NEW YORK - The effect of new U.S. overtime rules that go into effect today are the subject of intense dispute between labor groups and the Bush administration.

Labor groups are rushing to defend the mid-tier workers they say will lose their overtime pay rights by the millions, while the Bush administration claims that low-paid workers who were not paid overtime wages before will gain time-and-a-half pay.

The basic change in the law is that workers earning $23,660 or less per year are eligible for overtime pay for working more than 40 hours per week. White-collar workers, on the other hand, who earn $100,000 or more per year, are newly exempt from overtime pay. There are also new regulations defining what employees are professional, executive or administrative and therefore exempt from overtime.

It's hard to know in advance how these definitions will be applied in practice. The Labor Department says no more than 107,000 workers will lose overtime eligibility from the changes, while 1.3 million will gain it, the Associated Press reported. But labor leaders say the definitional change could cost up to 6 million workers their overtime rights.

There does not seem to be any reliable data on how many workers in fact receive overtime under the current rules in a given year. But whatever the effect of the new regulations, changes in the economy are likely to have had a far more dramatic effect on the payment of overtime overall.

First, there are far fewer factory workers than there were when the federal regulations under the Fair Labor Standards Act were written more than a generation ago. Today, white-collar workers account for nearly 60% of the work force, according to the AFL-CIO, and that number is expected to increase.
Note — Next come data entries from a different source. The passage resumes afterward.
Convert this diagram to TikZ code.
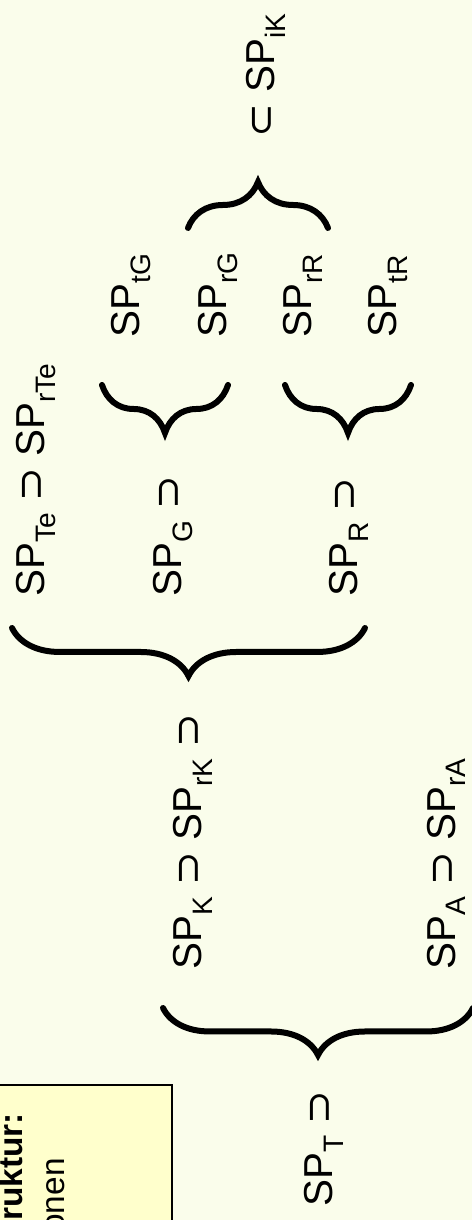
\documentclass[tikz,border=0pt]{standalone}
\usepackage{fontspec}
\setsansfont{Liberation Sans}
\newfontfamily\djvfont{DejaVu Sans}
\usetikzlibrary{decorations.pathreplacing}
\definecolor{bgcream}{HTML}{FAFDEB}
\definecolor{boxyellow}{HTML}{FFFFCC}
\tikzset{every picture/.style={/utils/exec={\sffamily}}}
\tikzset{setlbl/.style={anchor=base west,inner sep=0pt,font=\fontsize{23}{27}\selectfont}}
\tikzset{boxtxt/.style={anchor=base east,inner sep=0pt,font=\fontsize{19}{22}\selectfont}}
\tikzset{curly/.style={decorate,decoration={brace,amplitude=#1},line width=0.12cm,line cap=round}}
\newcommand{\SPs}[1]{SP\raisebox{-0.27em}{\fontsize{16}{18}\selectfont #1}}
\newcommand{\supsym}{{\djvfont ⊃}}
\newcommand{\subsym}{{\djvfont ⊂}}

\begin{document}
\begin{tikzpicture}[x=0.02cm,y=0.02cm,rotate=90,transform shape]
    \fill [bgcream] (0,0) rectangle (1220,472);
    \useasboundingbox (0,0) rectangle (1220,472);
    % Kasten, am Rand abgeschnitten
    \begin{scope}
        \clip (0,0) rectangle (1220,472);
        \filldraw [fill=boxyellow,draw=black,line width=0.6pt] (-30,300) rectangle (135,500);
        \node [boxtxt,font=\fontsize{19}{22}\selectfont\bfseries] (kopf) at (107,449) {ruktur:};
        \node [boxtxt] (zeile) at (62,407) {onen};
    \end{scope}
    % Stufe 1
    \node [setlbl] (T) at (13,139) {\SPs{T} \supsym};
    \draw [curly=0.94cm] (212,-1) -- (212,309);
    % Stufe 2
    \node [setlbl] (K) at (250,270) {\SPs{K} \supsym{} \SPs{rK} \supsym};
    \node [setlbl] (A) at (250,17) {\SPs{A} \supsym{} \SPs{rA}};
    \draw [curly=0.96cm] (592,107) -- (592,460);
    % Stufe 3
    \node [setlbl] (Te) at (623,427) {\SPs{Te} \supsym{} \SPs{rTe}};
    \node [setlbl] (G) at (623,290) {\SPs{G} \supsym};
    \node [setlbl] (R) at (623,114) {\SPs{R} \supsym};
    \draw [curly=0.96cm] (835,244) -- (835,370);
    \draw [curly=0.96cm] (835,61) -- (835,187);
    % Stufe 4
    \node [setlbl] (tG) at (882,332) {\SPs{tG}};
    \node [setlbl] (rG) at (882,245) {\SPs{rG}};
    \node [setlbl] (rR) at (882,160) {\SPs{rR}};
    \node [setlbl] (tR) at (882,75) {\SPs{tR}};
    \draw [curly=0.92cm] (992,284) -- (992,144);
    \node [setlbl] (iK) at (1082,197) {\subsym{} \SPs{iK}};
\end{tikzpicture}
\end{document}
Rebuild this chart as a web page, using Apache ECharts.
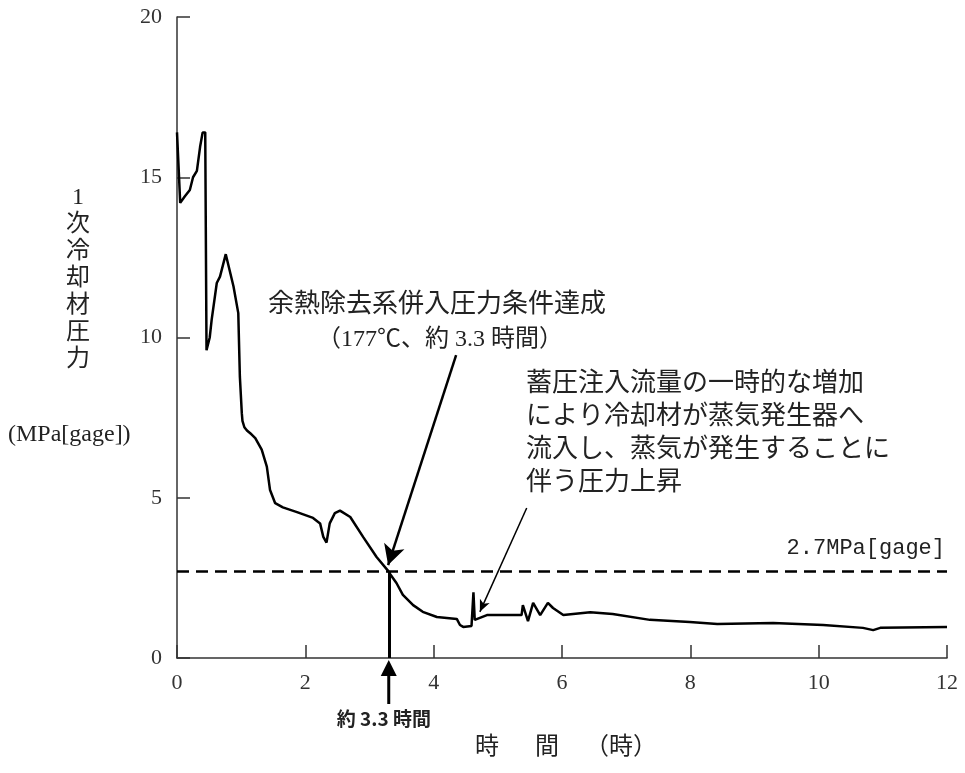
<!DOCTYPE html>
<html>
<head>
<meta charset="utf-8">
<script src="https://cdn.jsdelivr.net/npm/echarts@6/dist/echarts.min.js"></script>
<style>
    html, body { margin: 0; padding: 0; background: #fff; }
    #chart { width: 965px; height: 773px; }
</style>
</head>
<body>
<div id="chart"></div>
<script>
    // 時間 (h) と 1次冷却材圧力 (MPa[gage])
    let hours = [0, 0.05, 0.12, 0.2, 0.25, 0.31, 0.36, 0.40, 0.44, 0.46, 0.51, 0.54, 0.62, 0.67, 0.76, 0.88, 0.955,
        0.98, 1.01, 1.02, 1.05, 1.09, 1.16, 1.22, 1.32, 1.40, 1.45, 1.53, 1.65, 1.87, 2.12, 2.23, 2.28, 2.33, 2.38,
        2.46, 2.54, 2.70, 2.90, 3.11, 3.29, 3.32, 3.42, 3.52, 3.68, 3.83, 4.05, 4.36, 4.41, 4.46, 4.59, 4.61,
        4.62, 4.64, 4.83, 5.37, 5.39, 5.47, 5.55, 5.66, 5.78, 5.86, 6.02, 6.44, 6.79, 7.37, 7.99, 8.42, 9.29,
        10.07, 10.69, 10.85, 10.96, 12.0]
    let pressure = [16.4, 14.2, 14.4, 14.6, 15.0, 15.2, 15.95, 16.4, 16.4, 9.6, 10.0, 10.55, 11.7, 11.9, 12.6, 11.6, 10.76,
        8.77, 7.64, 7.4, 7.2, 7.1, 6.98, 6.86, 6.5, 5.97, 5.24, 4.83, 4.7, 4.55, 4.37, 4.2, 3.78, 3.6, 4.2,
        4.52, 4.6, 4.4, 3.78, 3.15, 2.72, 2.62, 2.34, 1.97, 1.65, 1.44, 1.28, 1.22, 1.03, 0.97, 1.0, 1.0,
        2.05, 1.19, 1.34, 1.34, 1.65, 1.15, 1.72, 1.34, 1.72, 1.56, 1.34, 1.43, 1.37, 1.19, 1.12, 1.06, 1.09,
        1.03, 0.94, 0.87, 0.94, 0.97]
    let limitPressure = 2.7      // 余熱除去系併入圧力
    let reachHour = 3.3          // 条件達成時刻
    let noteA = [4.35, 9.45]     // 矢印の始点 (余熱除去系...)
    let noteB = [5.45, 4.68]     // 矢印の始点 (蓄圧注入...)
    let noteBEnd = [4.72, 1.44]

    let seriesData = []
    for (let i = 0; i < hours.length; i++) {
        seriesData.push([hours[i], pressure[i]])
    }

    let chart = echarts.init(document.getElementById('chart'))
    const serif = "'Liberation Serif', 'Noto Sans CJK JP'"
    const jp = "'Liberation Serif', 'Noto Sans CJK JP'"

    function txt(text, x, y, size, opts) {
        opts = opts || {}
        return {
            type: 'text', x: x, y: y, silent: true,
            style: {
                text: text,
                fontSize: size,
                fontFamily: opts.family || jp,
                fontWeight: opts.weight || 'normal',
                fill: '#222',
                textAlign: opts.align || 'left',
                textVerticalAlign: 'middle',
                lineHeight: opts.lineHeight
            }
        }
    }

    const option = {
        animation: false,
        grid: { left: 177, right: 18, top: 17, bottom: 115 },
        xAxis: {
            type: 'value', min: 0, max: 12, interval: 2,
            axisLine: { lineStyle: { color: '#333', width: 1.5 } },
            axisTick: { inside: true, length: 13, lineStyle: { color: '#333', width: 1.5 } },
            axisLabel: { fontSize: 22, fontFamily: serif, color: '#333', margin: 14 },
            splitLine: { show: false }
        },
        yAxis: {
            type: 'value', min: 0, max: 20, interval: 5,
            axisLine: { show: true, lineStyle: { color: '#333', width: 1.5 } },
            axisTick: { show: true, inside: true, length: 13, lineStyle: { color: '#333', width: 1.5 } },
            axisLabel: { fontSize: 22, fontFamily: serif, color: '#333', margin: 15 },
            splitLine: { show: false }
        },
        series: [{
            type: 'line',
            data: seriesData,
            showSymbol: false,
            lineStyle: { color: '#000', width: 2.5 },
            markLine: {
                silent: true,
                animation: false,
                label: { show: false },
                symbol: ['none', 'none'],
                data: [
                    { yAxis: limitPressure, lineStyle: { color: '#000', width: 2.5, type: [12, 7] } },
                    [
                        { coord: [reachHour, limitPressure], lineStyle: { color: '#000', width: 3, type: 'solid' } },
                        { coord: [reachHour, 0] }
                    ],
                    [
                        { coord: noteA, symbol: 'none', lineStyle: { color: '#000', width: 2.5, type: 'solid' } },
                        { coord: [reachHour - 0.01, limitPressure + 0.2], symbol: 'arrow', symbolSize: [16, 20] }
                    ],
                    [
                        { coord: noteB, symbol: 'none', lineStyle: { color: '#000', width: 1.5, type: 'solid' } },
                        { coord: noteBEnd, symbol: 'arrow', symbolSize: [8, 12] }
                    ]
                ]
            }
        }]
    }
    chart.setOption(option)

    // 横軸の下の「約3.3時間」矢印
    let p = chart.convertToPixel({ gridIndex: 0 }, [reachHour, 0])
    chart.setOption({
        graphic: [
            { type: 'line', silent: true, shape: { x1: p[0], y1: p[1] + 46, x2: p[0], y2: p[1] + 10 },
              style: { stroke: '#000', lineWidth: 3 } },
            { type: 'polygon', silent: true,
              shape: { points: [[p[0], p[1] + 2], [p[0] - 8, p[1] + 18], [p[0] + 8, p[1] + 18]] },
              style: { fill: '#000' } },
            txt('約 3.3 時間', p[0] - 52, p[1] + 61, 19, { weight: 'bold', family: "'Noto Sans CJK JP'" }),
            txt('余熱除去系併入圧力条件達成', 268, 305, 26),
            txt('（177℃、約 3.3 時間）', 440, 340, 24, { align: 'center' }),
            txt('蓄圧注入流量の一時的な増加\nにより冷却材が蒸気発生器へ\n流入し、蒸気が発生することに\n伴う圧力上昇',
                526, 434, 26, { lineHeight: 33 }),
            txt('2.7MPa[gage]', 945, 548, 22, { align: 'right', family: "'Liberation Mono'" }),
            txt('1\n次\n冷\n却\n材\n圧\n力', 78, 279, 24, { align: 'center', lineHeight: 27 }),
            txt('(MPa[gage])', 8, 435, 24, { family: "'Liberation Serif'" }),
            txt('時', 475, 748, 24),
            txt('間', 535, 748, 24),
            txt('（時）', 585, 748, 24)
        ]
    })
</script>
</body>
</html>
Blue-collar workers comprised less than 25%. The service sector accounts for more than three-quarters of all U.S. employment, compared to 17% for the manufacturing sector.

It is easier to count, and therefore pay, factory workers on standard shifts at General Electric (nyse: GE - news - people ) than it is office workers at IBM (nyse: IBM - news - people ) or Microsoft (nasdaq: MSFT - news - people ) who come and go at different times. In any event where workers are covered by union contracts, those contracts, and not the regulations, will determine overtime rights.

But the biggest barrier to overtime is that most people don't work over 40 hours per week. The official data seems counter-intuitive with so many people claiming to work 10, 12, even 18 hour days. But according to the U.S. Bureau of Labor Statistics, the average workweek in 2003 was 33.7 hours. Americans have not worked even 35 hours per week since 1984.

The average hours in some sectors, such as natural resource and mining, construction, and manufacturing are higher. But even in manufacturing, the average workweek was 40.4 hours last year. Since 1980, it has never averaged more than 41.7 hours.

For service workers, the weeks are shorter. The average was 32.4 hours per week last year, perhaps pulled down by the prevalence of part-time workers. Wholesale trade workers put in more time on the job--37.8 hours on average. But retail trade workers at the Wal-Mart Stores (nyse: WMT - news - people ) of the world worked less: 30.9 hours. Even financial workers put in just 35.5 hours a week.

These numbers are, of course, all averages and do not capture the outliers who may work much more. They are also reported by employers, who may tend to understate hours worked, not employees, who are likely to overstate. But the overall trend, both in terms of the nature of employment and its duration, seems to be working against overtime pay, regardless of what the regulations say.